Auditors test controls by sampling. For quarterly controls, they'll likely review all four quarters. For monthly controls, they'll sample a subset. For daily or continuous controls, they'll pull representative samples across the observation period. If evidence is missing for any sampled period, it's an exception.
Step 6: Select Your Auditor
Choosing a CPA firm matters more than most companies realize. The firm's reputation, thoroughness, and industry experience affect how prospects perceive your report.
Firm tiers and pricing
- Boutique CPA firms specializing in SOC 2: $20,000-$40,000 for Type II. Faster turnaround, more personalized attention. May not carry name recognition with large enterprise prospects.
- Mid-tier regional firms: $30,000-$60,000 for Type II. Good balance of credibility and cost.
- Big Four (Deloitte, PwC, EY, KPMG): $60,000-$150,000+ for Type II. Maximum credibility for large enterprise sales but significantly higher cost and longer timelines.
For most companies under 500 employees, a reputable mid-tier firm provides the best value. Your prospects are reading the report content, not the firm's logo. The exception is if your largest customers specifically require a Big Four auditor; some financial institutions and government contracts have this requirement.
What to ask before engaging
- How many SOC 2 Type II audits did you complete last year?
- What's your typical timeline from engagement to report delivery?
- Can you perform the readiness assessment and the audit, or do I need separate firms? (Many firms offer both, but the same engagement team should not perform the readiness assessment and the formal audit to maintain independence.)
- Do you have experience with our tech stack and industry?
- What does your sampling methodology look like?
- What's your process when you identify an exception during fieldwork?
Step 7: The Audit Itself
Fieldwork typically takes 4-8 weeks for a Type II audit. Here's what happens.
What auditors do during fieldwork
- Interview key personnel. Engineering leads, IT administrators, HR representatives, and security staff. They're verifying that people understand and follow documented procedures.
- Inspect configurations. Direct examination of cloud configurations, access controls, encryption settings, and monitoring infrastructure.

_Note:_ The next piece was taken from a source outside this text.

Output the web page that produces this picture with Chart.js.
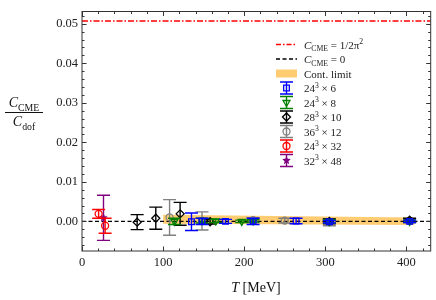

- Sample and test evidence. Pull samples of access reviews, change management tickets, training records, vulnerability scan results, and incident response documentation. Compare actual evidence against documented policies.
- Review vendor management. Verify you've obtained and reviewed subservice organization SOC 2 reports. Check for documented risk assessments.
- Evaluate system description. Your management writes the system description (Section 3 of the report). The auditor verifies it's accurate and complete.
Common fieldwork surprises
- Orphaned accounts. Former employees or contractors who still have active access. Run a comprehensive access audit before fieldwork begins.
- Undocumented changes. Production deployments that bypassed the change management process. Even one undocumented change becomes an exception.
- Missing training records. An employee hired eight months ago who never completed security awareness training. Auditors sample employee records, and if they pull that person, it's a finding.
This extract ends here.